The Model Context Protocol defines tool interfaces. Policy engines can decide what a tool is allowed to return. Lineage and observability systems can record what happened. Contract tests make those pieces concrete before the tool becomes a production dependency.
Contract tests need more than schema
Schema validation is necessary, but it is not enough. A tool output contract should test allowed values, freshness, policy state, owner, source lineage, confidence score, error shape, and redaction behavior. It should also test denial outputs, not only successful responses.
The contract should separate two failures. The tool may fail to answer, or it may answer with data the agent should not trust.

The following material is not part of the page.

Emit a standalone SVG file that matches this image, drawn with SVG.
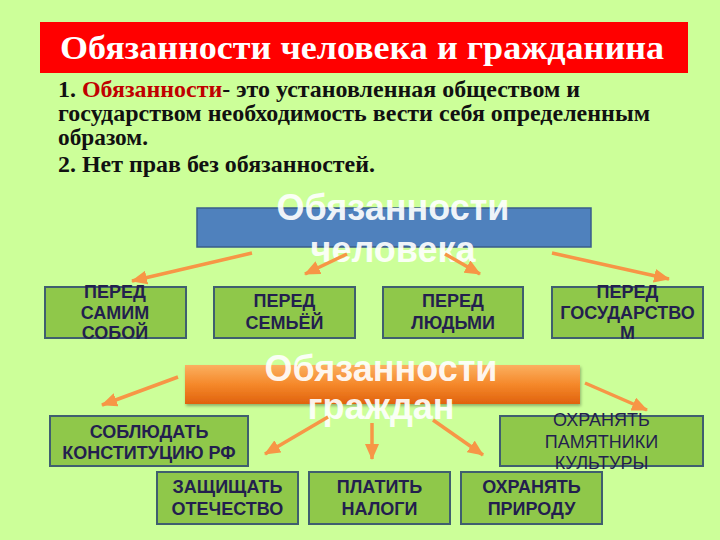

Those are different incidents.
Core idea: agentic data contracts treat tool outputs as governed data products, not helper text.
The output should be replayable
Open Data Infrastructure should connect tool output tests to catalogs, policy engines, lineage, and evaluation harnesses. A failed test should say which data product, policy rule, and output field broke the contract.
For adjacent context, read agentic data contracts for tool calls, agentic data replay logs, and MCP and ODI.
What breaks first
- The tool returns valid JSON with stale or unauthorized values.
- Denial responses use a different shape, so agents treat them as normal results.
- Confidence signals are not tested, so low-quality outputs look authoritative.
- Replay requires logs that were never captured with the tool response.
Questions to ask
Ask which fields are contractual, which policies constrain them, and how test fixtures represent success, denial, stale data, and partial failure. Ask whether the output can be replayed from source evidence.
Sources to start with
These primary sources anchor the technical claims in this guide.
- Model Context Protocol tools specification
- Open Policy Agent policy language documentation
- OpenLineage object model documentation
- OpenTelemetry logs specification
A tool output is safe when the contract can prove why the agent should believe it.